De la réponse de son petit ami, Mickey, qui ne comprends pas ce qui lui arrive et va appeler à l’aide les Gallagher, puis, quand ceux-ci lui expliquent ce qu’Ian traverse, refuse d’envisager l’hospitalisation, persuadé que l’amour qu’il porte à Ian pourra l’aider à s’en sortir, à celles de ses frères et sœurs. Eux, qui ont vécu de première main la maladie de leur mère, et qui savent à quel point celle-ci peut être dévastatrice, ont conscience que pour l’aider il faudra en passer par là. Ils nous rappellent (ou nous apprennent) aussi que ce trouble est à la fois génétique mais grandement influencé par l’environnement dans lequel on est élevés.
Au cours d’une très belle conversation entre Fiona et Lip, ceux-ci sont à la fois désolés pour leur frère, mais aussi soulagés que la loterie génétique les ait épargnés. Et c’est une nouvelle note d’espoir quand on apprend que Lip a réussi ses midterms et que Fiona, de son côté, semble décidée à laisser son passé derrière elle, et à avancer positivement dans sa vie.
“ I’m alive motherfucker ! Me, Frank Gallagher ! “
Un finale plein d’espoir sur tant de points… Et pourtant.

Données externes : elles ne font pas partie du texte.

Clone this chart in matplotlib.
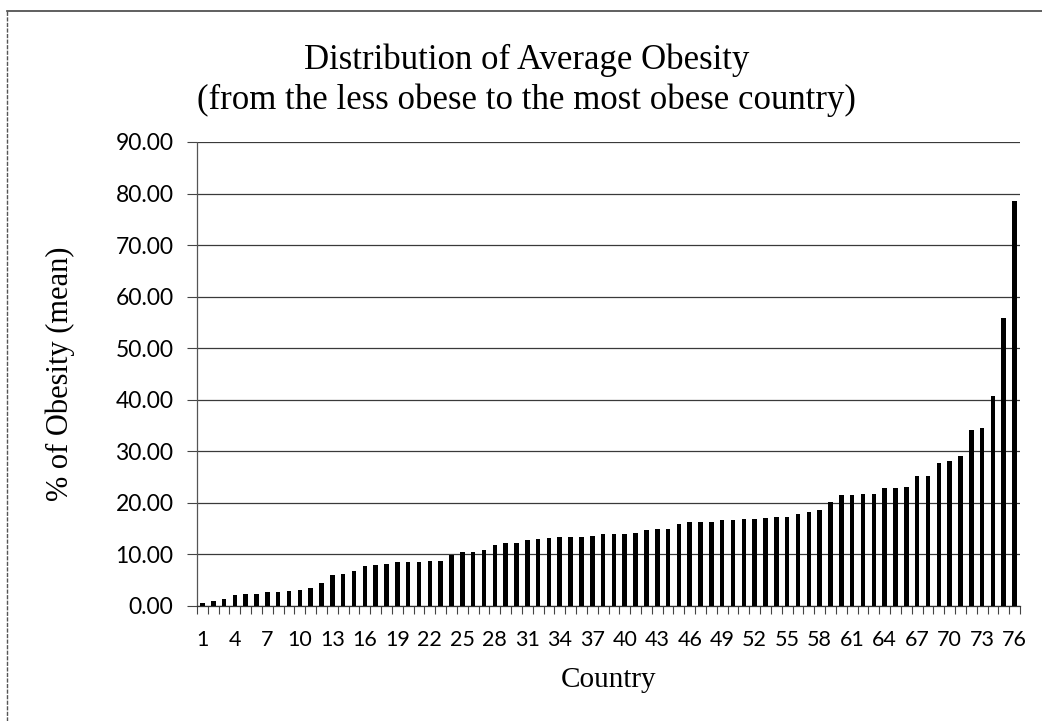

Et pourtant Frank est enfin sorti de l’hôpital, avec un nouveau rein et une interdiction de boire et de se droguer. Mais c’est Frank, et peut-être qu’à son âge il est trop tard pour changer, pour se reprendre en main ; ou peut-être qu’il n’en a juste pas la force. Alors il s’échappe de l’hôpital avec l’aide de Carl, et on le retrouve devant les étendues glacées de Chicago, descendant une bouteille d’alcool, savourant chaque gorgée, un sourire béat aux lèvres, et hurlant à Dieu qu’il a survécu, qu’il a gagné et que Lui a perdu. Parce qu’il est vivant. Et parce qu’il ne réalise pas qu’en continuant à boire, qu’en continuant dans ce chemin qui a infligé autant de peines à tous ceux qu’il devrait aimer, tout égoïste qu’il est, il n’est au final rien de plus qu’un magnifique perdant, devant l’éternel.